15:30 - 16:00: Coffee break

16:00 - 16:30: Computation of (control-)Lyapunov functions via deep neural networks: what can dissipativity tell us?

Lars Grüne (Universität Bayreuth)

Deep neural networks have the potential to approximate nonlinear functions with good accuracy even in high dimensions. This means that they have the potential to circumvent the curse of dimensionality. However, this will not work for arbitrary nonlinear functions but only for particular classes thereof. On of these classes are the so-called compositional functions. In this talk, we will present recent dissipativity-based findings that reveal situations in which (control-)Lyapunov functions have - or do not have - such a compositional form (based on joint work with Mario Sperl, Bayreuth).

16:30 - 17:00: tba

Witold Respondek (Normandie Université)

17:00 - 17:30: Into the future with a flux capacitor (or not?)

Dimitri Jeltsema (HAN University of Applied Sciences)

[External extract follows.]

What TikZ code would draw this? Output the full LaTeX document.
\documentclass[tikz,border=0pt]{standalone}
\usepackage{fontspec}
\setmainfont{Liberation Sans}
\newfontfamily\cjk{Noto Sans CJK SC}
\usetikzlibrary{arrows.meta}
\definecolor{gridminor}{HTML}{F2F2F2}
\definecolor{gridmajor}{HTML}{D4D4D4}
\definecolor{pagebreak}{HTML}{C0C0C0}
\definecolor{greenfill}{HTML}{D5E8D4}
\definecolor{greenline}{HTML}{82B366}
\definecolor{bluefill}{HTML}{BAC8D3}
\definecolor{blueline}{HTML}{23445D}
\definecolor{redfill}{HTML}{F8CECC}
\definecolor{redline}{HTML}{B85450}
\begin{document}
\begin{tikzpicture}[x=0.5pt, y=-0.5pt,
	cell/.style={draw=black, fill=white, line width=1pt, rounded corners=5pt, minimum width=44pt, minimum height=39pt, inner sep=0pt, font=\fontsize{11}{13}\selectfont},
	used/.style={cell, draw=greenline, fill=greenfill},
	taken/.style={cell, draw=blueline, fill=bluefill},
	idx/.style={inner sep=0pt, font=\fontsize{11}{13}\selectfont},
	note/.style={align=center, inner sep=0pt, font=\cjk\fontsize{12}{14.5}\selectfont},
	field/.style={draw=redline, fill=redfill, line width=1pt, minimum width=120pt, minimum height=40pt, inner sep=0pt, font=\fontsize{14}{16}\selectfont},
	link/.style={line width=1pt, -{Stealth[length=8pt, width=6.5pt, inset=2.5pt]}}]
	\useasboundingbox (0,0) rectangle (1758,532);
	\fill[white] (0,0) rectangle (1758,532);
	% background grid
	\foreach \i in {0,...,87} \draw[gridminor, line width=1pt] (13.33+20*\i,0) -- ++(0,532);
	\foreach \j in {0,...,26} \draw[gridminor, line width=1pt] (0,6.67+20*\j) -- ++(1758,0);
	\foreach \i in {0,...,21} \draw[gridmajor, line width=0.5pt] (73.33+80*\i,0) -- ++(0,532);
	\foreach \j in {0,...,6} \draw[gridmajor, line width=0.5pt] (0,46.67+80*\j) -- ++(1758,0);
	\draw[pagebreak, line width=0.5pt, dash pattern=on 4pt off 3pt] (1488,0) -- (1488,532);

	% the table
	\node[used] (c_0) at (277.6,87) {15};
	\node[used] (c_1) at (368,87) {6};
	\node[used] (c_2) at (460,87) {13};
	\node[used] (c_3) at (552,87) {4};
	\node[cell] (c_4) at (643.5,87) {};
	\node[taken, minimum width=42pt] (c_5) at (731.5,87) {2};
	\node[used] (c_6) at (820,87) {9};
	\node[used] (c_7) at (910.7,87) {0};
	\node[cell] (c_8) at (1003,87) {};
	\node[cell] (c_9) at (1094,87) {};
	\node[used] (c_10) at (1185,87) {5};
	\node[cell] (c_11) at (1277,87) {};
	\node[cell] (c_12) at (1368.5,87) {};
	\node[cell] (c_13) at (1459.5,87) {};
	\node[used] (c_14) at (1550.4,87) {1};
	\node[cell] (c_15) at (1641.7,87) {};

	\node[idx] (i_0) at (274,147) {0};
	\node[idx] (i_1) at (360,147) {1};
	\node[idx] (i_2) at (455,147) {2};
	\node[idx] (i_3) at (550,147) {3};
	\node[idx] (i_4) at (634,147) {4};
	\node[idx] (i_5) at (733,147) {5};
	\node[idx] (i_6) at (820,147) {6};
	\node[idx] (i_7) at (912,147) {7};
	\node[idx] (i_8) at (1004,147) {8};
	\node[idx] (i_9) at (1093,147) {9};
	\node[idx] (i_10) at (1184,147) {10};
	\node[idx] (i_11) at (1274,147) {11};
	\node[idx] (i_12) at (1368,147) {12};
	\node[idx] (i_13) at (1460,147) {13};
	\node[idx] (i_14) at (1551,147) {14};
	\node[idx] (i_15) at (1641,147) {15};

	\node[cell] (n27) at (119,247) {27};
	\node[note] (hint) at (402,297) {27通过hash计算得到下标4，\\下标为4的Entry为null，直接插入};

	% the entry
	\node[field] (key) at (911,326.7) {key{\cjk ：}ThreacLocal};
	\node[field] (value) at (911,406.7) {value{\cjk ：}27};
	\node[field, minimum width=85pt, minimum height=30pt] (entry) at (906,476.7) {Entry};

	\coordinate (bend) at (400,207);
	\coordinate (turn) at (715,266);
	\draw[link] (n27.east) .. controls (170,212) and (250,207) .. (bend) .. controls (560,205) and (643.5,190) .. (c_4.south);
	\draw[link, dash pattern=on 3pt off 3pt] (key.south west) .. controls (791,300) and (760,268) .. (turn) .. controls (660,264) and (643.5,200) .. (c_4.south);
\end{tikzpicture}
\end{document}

The term flux capacitor originates from the movie Back to the Future (1985) in which Dr. Emmett "Doc" Brown (Christopher Lloyd) builds a time machine based on a DeLorean DMC-1 car. While the movie did not provide a precise explanation of how the flux capacitor works, it required 1.21 GW of electrical power to operate. Intuitively, this would suggest that this is a passive device. Passivity (in fact, losslessness) was also suggested by Chua and Szeto (1983), where an ideal flux-based capacitor actually explicitly appears in the periodic table of so-called higher-order elements. A few decades later, Di Ventra, Pershin and Chua (2009) coined the term "memcapacitor" for the same element. Recent years also witnessed the invention of several of its analogies. One such analogy is the patented mechanical mem-inerter. In this talk, I will present a critical analysis of the flux capacitor (and beyond) as one of the many fruitful collaborations of Arjan and myself in the context of our ongoing quest to understand thermodynamics from a systems-theoretic perspective.